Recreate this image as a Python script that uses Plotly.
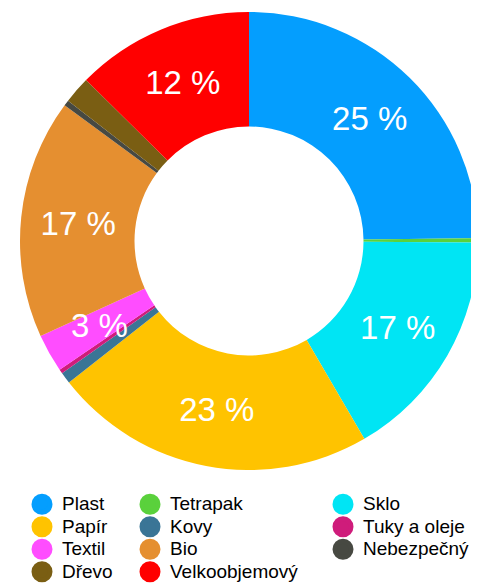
import math
import plotly.graph_objects as go

categories = ["Plast", "Tetrapak", "Sklo", "Papír", "Kovy", "Tuky a oleje",
              "Textil", "Bio", "Nebezpečný", "Dřevo", "Velkoobjemový"]
values = [24.8, 0.3, 16.5, 22.8, 0.8, 0.3, 2.7, 16.9, 0.4, 1.9, 12.6]
labels = ["25 %", "", "17 %", "23 %", "", "", "3 %", "17 %", "", "", "12 %"]
colors = ["#049EFE", "#5AD13C", "#00E5F4", "#FFC300", "#3A7596", "#CF1C7B",
          "#FF4DFF", "#E58F30", "#474942", "#7A5E13", "#FF0000"]

# legend layout: three columns (row-major order of categories)
legend_cols = [["Plast", "Papír", "Textil", "Dřevo"],
               ["Tetrapak", "Kovy", "Bio", "Velkoobjemový"],
               ["Sklo", "Tuky a oleje", "Nebezpečný"]]

FONT = "Liberation Sans, Arial, Helvetica, sans-serif"
# the page body has an 8px default margin, so the figure is a bit smaller
OFF = 8
W, H = 479 - OFF, 584 - OFF
LABEL_SIZE = 33

# pie box (figure pixels): outer circle fits in this square
dom_x = [(20 - OFF) / W, (478 - OFF) / W]
dom_y = [(H - (470 - OFF)) / H, (H - (12 - OFF)) / H]
HOLE = 0.5

# labels that don't fit inside their slice are drawn as annotations at the
# slice's mid angle (computed from the data), the rest are drawn by the pie
small_label = [lab != "" and v < 5 for lab, v in zip(labels, values)]
pie_text = [("" if s else lab) for lab, s in zip(labels, small_label)]

fig = go.Figure()
fig.add_trace(go.Pie(
    labels=categories, values=values, text=pie_text,
    textinfo="text", textposition="inside", insidetextorientation="horizontal",
    textfont=dict(color="white", size=LABEL_SIZE, family=FONT),
    marker=dict(colors=colors, line=dict(width=0)),
    hole=HOLE, sort=False, direction="clockwise", rotation=0,
    showlegend=False, domain=dict(x=dom_x, y=dom_y),
))

total = sum(values)
cx_px = (dom_x[0] + dom_x[1]) / 2 * W
cy_px = (1 - (dom_y[0] + dom_y[1]) / 2) * H
r_out = min((dom_x[1] - dom_x[0]) * W, (dom_y[1] - dom_y[0]) * H) / 2
r_mid = r_out * (1 + HOLE) / 2
cum = 0.0
for v, lab, s in zip(values, labels, small_label):
    mid = (cum + v / 2) / total * 2 * math.pi
    cum += v
    if not s:
        continue
    x_px = cx_px + r_mid * math.sin(mid)
    y_px = cy_px - r_mid * math.cos(mid)
    fig.add_annotation(x=x_px / W, y=1 - y_px / H, xref="paper", yref="paper",
                       xanchor="center", yanchor="middle",
                       text=lab, showarrow=False,
                       font=dict(color="white", size=LABEL_SIZE, family=FONT))

cmap = dict(zip(categories, colors))
legend_names = ["legend", "legend2", "legend3"]
for col, lname in zip(legend_cols, legend_names):
    for name in col:
        fig.add_trace(go.Scatter(
            x=[None], y=[None], mode="markers",
            name=f'<span style="font-size:19px">{name}</span>',
            marker=dict(symbol="circle", size=16, color=cmap[name],
                        line=dict(width=5, color=cmap[name])),
            legend=lname, showlegend=True,
        ))

leg_common = dict(font=dict(size=15, family=FONT, color="black"),
                  orientation="v", yanchor="top", y=(H - 480) / H,
                  xanchor="left",
                  bgcolor="rgba(0,0,0,0)", tracegroupgap=0, itemsizing="trace")
fig.update_layout(
    width=W, height=H,
    margin=dict(l=0, r=0, t=0, b=0, autoexpand=False),
    paper_bgcolor="white", plot_bgcolor="white",
    xaxis=dict(visible=False), yaxis=dict(visible=False),
    legend=dict(x=14 / W, **leg_common),
    legend2=dict(x=122 / W, **leg_common),
    legend3=dict(x=315 / W, **leg_common),
)

fig.write_html("out.html")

* Description of the task: Go through the listing above and write it out again exactly, dropping the pictures.

* Reply:
Recreate this image as a Python script that uses Plotly.
import math
import plotly.graph_objects as go

categories = ["Plast", "Tetrapak", "Sklo", "Papír", "Kovy", "Tuky a oleje",
              "Textil", "Bio", "Nebezpečný", "Dřevo", "Velkoobjemový"]
values = [24.8, 0.3, 16.5, 22.8, 0.8, 0.3, 2.7, 16.9, 0.4, 1.9, 12.6]
labels = ["25 %", "", "17 %", "23 %", "", "", "3 %", "17 %", "", "", "12 %"]
colors = ["#049EFE", "#5AD13C", "#00E5F4", "#FFC300", "#3A7596", "#CF1C7B",
          "#FF4DFF", "#E58F30", "#474942", "#7A5E13", "#FF0000"]

# legend layout: three columns (row-major order of categories)
legend_cols = [["Plast", "Papír", "Textil", "Dřevo"],
               ["Tetrapak", "Kovy", "Bio", "Velkoobjemový"],
               ["Sklo", "Tuky a oleje", "Nebezpečný"]]

FONT = "Liberation Sans, Arial, Helvetica, sans-serif"
# the page body has an 8px default margin, so the figure is a bit smaller
OFF = 8
W, H = 479 - OFF, 584 - OFF
LABEL_SIZE = 33

# pie box (figure pixels): outer circle fits in this square
dom_x = [(20 - OFF) / W, (478 - OFF) / W]
dom_y = [(H - (470 - OFF)) / H, (H - (12 - OFF)) / H]
HOLE = 0.5

# labels that don't fit inside their slice are drawn as annotations at the
# slice's mid angle (computed from the data), the rest are drawn by the pie
small_label = [lab != "" and v < 5 for lab, v in zip(labels, values)]
pie_text = [("" if s else lab) for lab, s in zip(labels, small_label)]

fig = go.Figure()
fig.add_trace(go.Pie(
    labels=categories, values=values, text=pie_text,
    textinfo="text", textposition="inside", insidetextorientation="horizontal",
    textfont=dict(color="white", size=LABEL_SIZE, family=FONT),
    marker=dict(colors=colors, line=dict(width=0)),
    hole=HOLE, sort=False, direction="clockwise", rotation=0,
    showlegend=False, domain=dict(x=dom_x, y=dom_y),
))

total = sum(values)
cx_px = (dom_x[0] + dom_x[1]) / 2 * W
cy_px = (1 - (dom_y[0] + dom_y[1]) / 2) * H
r_out = min((dom_x[1] - dom_x[0]) * W, (dom_y[1] - dom_y[0]) * H) / 2
r_mid = r_out * (1 + HOLE) / 2
cum = 0.0
for v, lab, s in zip(values, labels, small_label):
    mid = (cum + v / 2) / total * 2 * math.pi
    cum += v
    if not s:
        continue
    x_px = cx_px + r_mid * math.sin(mid)
    y_px = cy_px - r_mid * math.cos(mid)
    fig.add_annotation(x=x_px / W, y=1 - y_px / H, xref="paper", yref="paper",
                       xanchor="center", yanchor="middle",
                       text=lab, showarrow=False,
                       font=dict(color="white", size=LABEL_SIZE, family=FONT))

cmap = dict(zip(categories, colors))
legend_names = ["legend", "legend2", "legend3"]
for col, lname in zip(legend_cols, legend_names):
    for name in col:
        fig.add_trace(go.Scatter(
            x=[None], y=[None], mode="markers",
            name=f'<span style="font-size:19px">{name}</span>',
            marker=dict(symbol="circle", size=16, color=cmap[name],
                        line=dict(width=5, color=cmap[name])),
            legend=lname, showlegend=True,
        ))

leg_common = dict(font=dict(size=15, family=FONT, color="black"),
                  orientation="v", yanchor="top", y=(H - 480) / H,
                  xanchor="left",
                  bgcolor="rgba(0,0,0,0)", tracegroupgap=0, itemsizing="trace")
fig.update_layout(
    width=W, height=H,
    margin=dict(l=0, r=0, t=0, b=0, autoexpand=False),
    paper_bgcolor="white", plot_bgcolor="white",
    xaxis=dict(visible=False), yaxis=dict(visible=False),
    legend=dict(x=14 / W, **leg_common),
    legend2=dict(x=122 / W, **leg_common),
    legend3=dict(x=315 / W, **leg_common),
)

fig.write_html("out.html")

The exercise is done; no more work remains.